Women who are premutation carriers are also at an increased risk for fragile X associated primary ovarian insufficiency (FXPOI), which is menopause prior to 40 years of age. FXPOI occurs in about 20% of women who are premutation carriers.
If someone is a premutation carrier, it is possible for the number of CGG repeats to increase when they pass that gene down to any children they have. For example, Sarah is a FXS premutation carrier that has 150 CGG repeats on one of her X chromosomes. She has a son who inherited that X chromosome from her, but when she passed it down to him the number of CGG repeats had increased to 210. This means that he would have FXS. It is difficult to predict how the number of CGG repeats can expand in future generations, but talking with a genetics professional, such as a genetic counselor, can be helpful to gather more detailed information about this.

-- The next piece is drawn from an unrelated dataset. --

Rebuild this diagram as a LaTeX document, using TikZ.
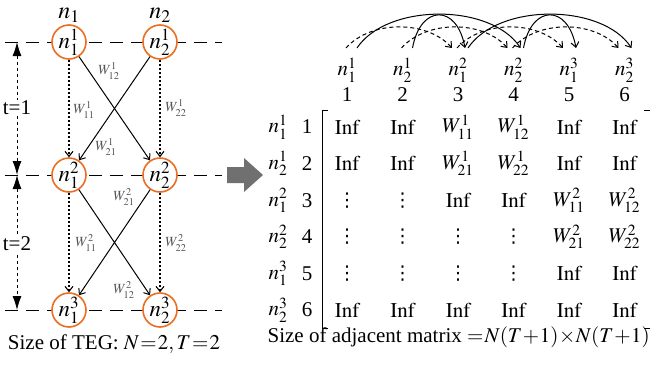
\documentclass[tikz,border=0pt]{standalone}
\usepackage{mathptmx}
\usepackage[no-math]{fontspec}
\setmainfont{Liberation Serif}
\newfontfamily\symfont{DejaVu Sans}
\usetikzlibrary{arrows.meta}
\definecolor{tegorange}{RGB}{235,110,35}
\definecolor{wgray}{RGB}{85,85,85}
\definecolor{blockgray}{RGB}{112,112,112}
\newcommand{\Inf}{\mathrm{Inf}}
\newcommand{\vdts}{\vcenter{\hbox{\symfont\fontsize{19}{20}\selectfont ⋮}}}
\newcommand{\tight}{\thickmuskip=1mu \medmuskip=0.5mu}
\tikzset{
  tegnode/.style={circle, draw=tegorange, line width=1.6pt, fill=white,
    minimum size=34pt, inner sep=0pt, font=\fontsize{23}{25}\selectfont},
  level/.style={line width=1pt, dash pattern=on 13pt off 8pt},
  wlabel/.style={text=wgray, inner sep=0pt, font=\fontsize{14}{16}\selectfont},
  hold/.style={line width=1.1pt, dash pattern=on 2pt off 2pt, -{Straight Barb[length=5pt,width=8pt]}},
  move/.style={line width=1pt, -{Straight Barb[length=5pt,width=8pt]}},
  holdarc/.style={line width=1pt, dash pattern=on 4pt off 3pt, -{Straight Barb[length=5pt,width=8pt]}},
  txt/.style={inner sep=0pt, font=\fontsize{21}{24}\selectfont},
}
\begin{document}
\begin{tikzpicture}[x=1pt, y=-1pt]
\useasboundingbox (0,0) rectangle (650,364);
% time levels
\foreach \y [count=\k] in {42,175,310} {
  \coordinate (l\k) at (5,\y);
  \coordinate (r\k) at (222,\y);
  \coordinate (s\k) at (17,\y);
  \draw[level] (l\k) -- (r\k);
}
% TEG nodes
\foreach \y [count=\k] in {42,175,310} {
  \node[tegnode] (a\k) at (69,\y) {$n_1^{\k}$};
  \node[tegnode] (b\k) at (160,\y) {$n_2^{\k}$};
}
\node[txt, font=\fontsize{24}{26}\selectfont] (top1) at (69,15) {$n_1$};
\node[txt, font=\fontsize{24}{26}\selectfont] (top2) at (160,15) {$n_2$};
% time steps
\draw[dashed, line width=1pt, {Latex[length=14pt,width=9pt]}-{Latex[length=14pt,width=9pt]}] (s1) -- (s2);
\draw[dashed, line width=1pt, {Latex[length=14pt,width=9pt]}-{Latex[length=14pt,width=9pt]}] (s2) -- (s3);
\node[txt, fill=white, inner sep=1pt] (t1) at (17,108) {t=1};
\node[txt, fill=white, inner sep=1pt] (t2) at (17,244) {t=2};
% edges
\foreach \k/\m in {1/2,2/3} {
  \draw[hold] (a\k) -- (a\m);
  \draw[hold] (b\k) -- (b\m);
  \draw[move] (a\k) -- (b\m);
  \draw[move] (b\k) -- (a\m);
}
\node[wlabel] (w12a) at (109,71) {$W_{12}^1$};
\node[wlabel] (w11a) at (84,110) {$W_{11}^1$};
\node[wlabel] (w22a) at (176,108) {$W_{22}^1$};
\node[wlabel] (w21a) at (106,147) {$W_{21}^1$};
\node[wlabel] (w21b) at (124,197) {$W_{21}^2$};
\node[wlabel] (w11b) at (86,243) {$W_{11}^2$};
\node[wlabel] (w22b) at (176,243) {$W_{22}^2$};
\node[wlabel] (w12b) at (124,290) {$W_{12}^2$};
\node[txt] (capl) at (114,344) {Size of TEG: $\tight N=2,T=2$};
% block arrow
\fill[blockgray] (227,167) -- (244,167) -- (244,158) -- (263,175) -- (244,192)
  -- (244,183) -- (227,183) -- cycle;
% header of the matrix
\foreach \s/\t [count=\j] in {1/1,2/1,1/2,2/2,1/3,2/3} {
  \node[txt] (h\j) at ({347+55.5*(\j-1)},70) {$n_{\s}^{\t}$};
  \node[txt] (d\j) at ({347+55.5*(\j-1)},95) {\j};
  \coordinate (c\j) at ({347+55.5*(\j-1)},48);
  \node[txt] (rl\j) at (278,{127+36.6*(\j-1)}) {$n_{\s}^{\t}$};
  \node[txt] (rn\j) at (307,{127+36.6*(\j-1)}) {\j};
}
% arcs over the header
\foreach \p/\q in {1/3,2/4,3/5,4/6}
  \draw[holdarc] ([xshift=-1pt]c\p) .. controls +(25,-28) and +(-25,-28) .. ([xshift=-6pt]c\q);
\foreach \p/\q in {1/4,3/6}
  \draw[move] ([xshift=10pt]c\p) .. controls +(30,-45) and +(-30,-45) .. ([xshift=7pt]c\q);
\foreach \p/\q in {2/3,4/5}
  \draw[move] ([xshift=10pt]c\p) .. controls +(8,-44) and +(-8,-44) .. ([xshift=7pt]c\q);
% matrix
\foreach \row [count=\i] in {
  {\Inf,\Inf,W_{11}^1,W_{12}^1,\Inf,\Inf},
  {\Inf,\Inf,W_{21}^1,W_{22}^1,\Inf,\Inf},
  {\vdts,\vdts,\Inf,\Inf,W_{11}^2,W_{12}^2},
  {\vdts,\vdts,\vdts,\vdts,W_{21}^2,W_{22}^2},
  {\vdts,\vdts,\vdts,\vdts,\Inf,\Inf},
  {\Inf,\Inf,\Inf,\Inf,\Inf,\Inf}} {
  \foreach \e [count=\j] in \row
    \node[txt] (m\i\j) at ({347+55.5*(\j-1)},{127+36.6*(\i-1)}) {$\e$};
}
\draw[line width=0.8pt] (328,110) -- (322,110) -- (322,328) -- (328,328);
\draw[line width=0.8pt] (644,110) -- (650,110) -- (650,328) -- (644,328);
\node[txt, anchor=east] (capr) at (650,337) {Size of adjacent matrix $\tight=N(T+1)\times N(T+1)$};
\end{tikzpicture}
\end{document}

FXS is inherited in an X-linked dominant pattern because the FMR1 gene is located on the X chromosome. X-linked dominant means that one non-working copy of a gene on the X chromosome is enough to cause FXS. Men only have one copy of their X chromosome, and therefore only one copy of all the genes that are on the X chromosome. If they inherit an X-linked dominant condition, they will be affected. Because women have two X chromosomes, they have one non-working copy of the gene and one working copy of the gene. However, since having only one broken copy of the gene causes X-linked dominant conditions, women who inherit a non-working gene for X-linked dominant conditions often also show symptoms. It is common for men with FXS to be more severely affected than women.

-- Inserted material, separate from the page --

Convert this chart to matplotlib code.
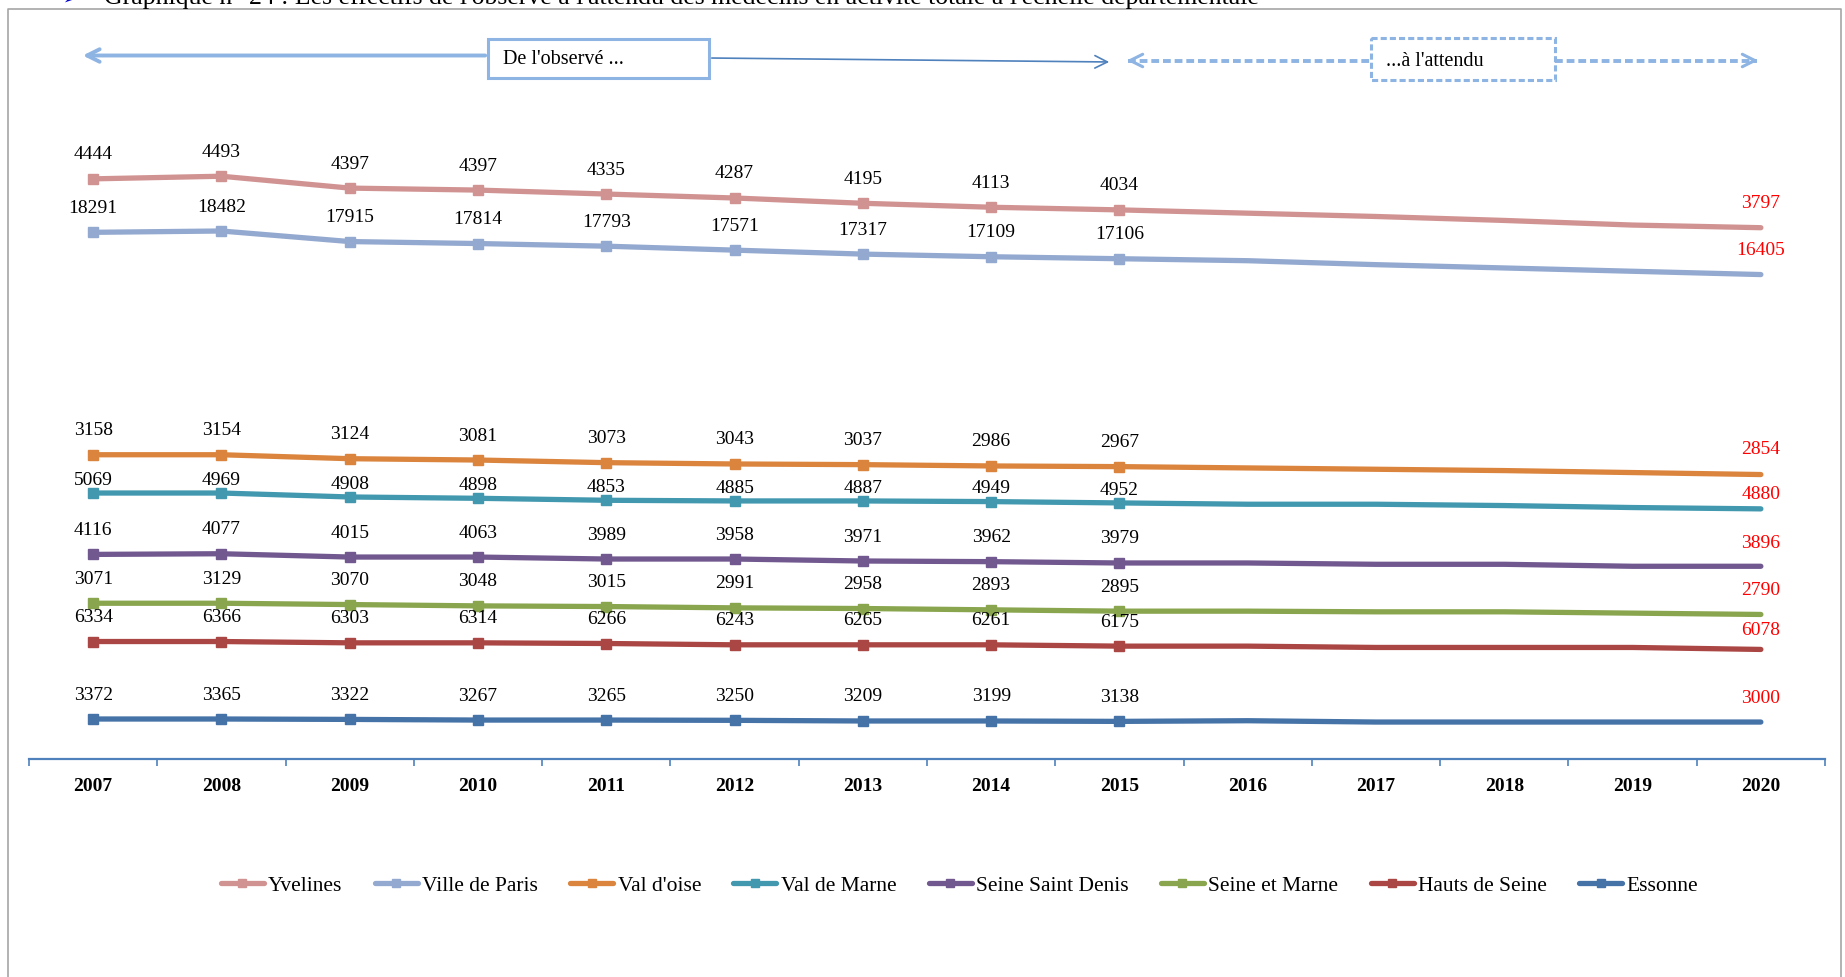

It is estimated that 1 in 4000 males and 1 in 8000 females has FXS.
Currently, there is no cure for FXS. However, life expectancy is not expected to be affected as the health concerns associated with FXS are not usually life-threatening or life-limiting. Management of FXS often focuses on early developmental intervention including specialized education with individualized attention as well as early behavioral and other supportive therapies. There are also specialized FXS clinics in many parts of the country that help guide medication options that may more specifically address the health concerns that are more common in people with FXS.
For individuals with FXTAS, management can include medications, supportive care for gait disturbance, counseling, and rehabilitation treatments. For individuals with FXPOI, endocrine evaluations are recommended along with genetic counseling to discuss reproductive options.